The UK international tax system is failing us. HMRC say they can't do anything about that: candidly I don't believe them. They could stop sacking staff, for a start. But even if that were true they would still have a duty to point out the fact that the system is not working fairly and to suggest to ministers ways in which the system should be reformed.

Saying that does, however, that points this whole issue back to where change has to happen, which is at the top, in the field of tax policy making, which is firmly located in the political domain.

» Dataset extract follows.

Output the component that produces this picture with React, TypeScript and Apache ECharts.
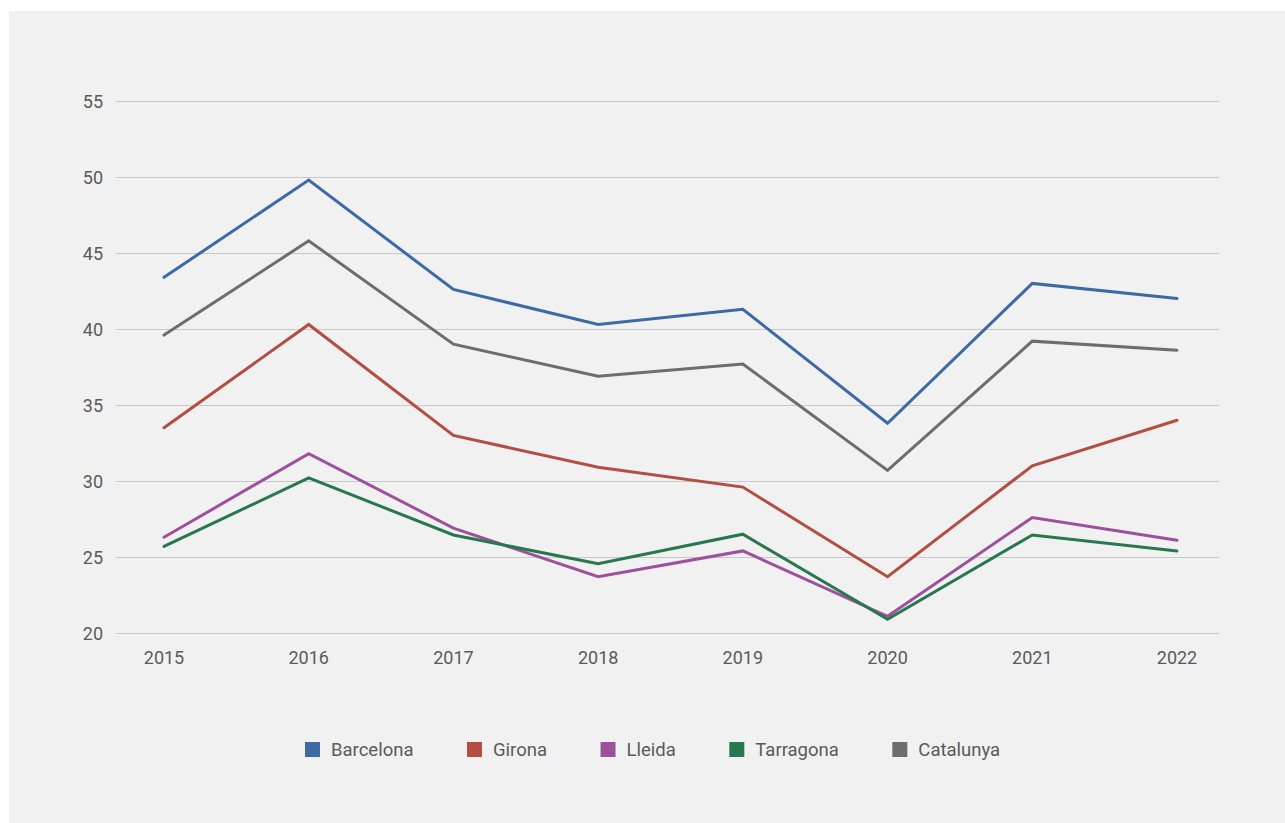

And there are serious questions to be raised at this level, targeted most heavily at the current government. The last Labour government made a policy mistake by excluding the dividends received by UK companies from their overseas subsidiaries from tax, which at a stroke made the use of tax havens much more attractive. But this government has exacerbated that, considerably. It has made clear that almost no questions will now be asked about the use of tax havens by multinational companies by virtually abandoning the UK's controlled foreign company rules and it has actively encouraged multinational companies in the UK to move their treasury functions out of the UK and into tax havens. At the same time it has made sure that the barriers to smaller companies doing this remain in place. The charge that can be leveled against this government is then that it has deliberately widened this gap between large and small companies and national and multinational companies so that the small and nationally based companies are always penalised. They've even shifted corporate tax rates for large companies to ensure that this is the case too.

So the Starbucks tax case is important because it raises real issues of tax policy here in the UK that if not addressed will threaten the viability for UK small businesses. There can't be anything much more important than that when we're looking for UK business to help pull us out of the recession, but so far the government seems quite unable to see the seriousness of the situation they have created. And that leads to the inevitable question of why that is the case, and in whose interests they are governing.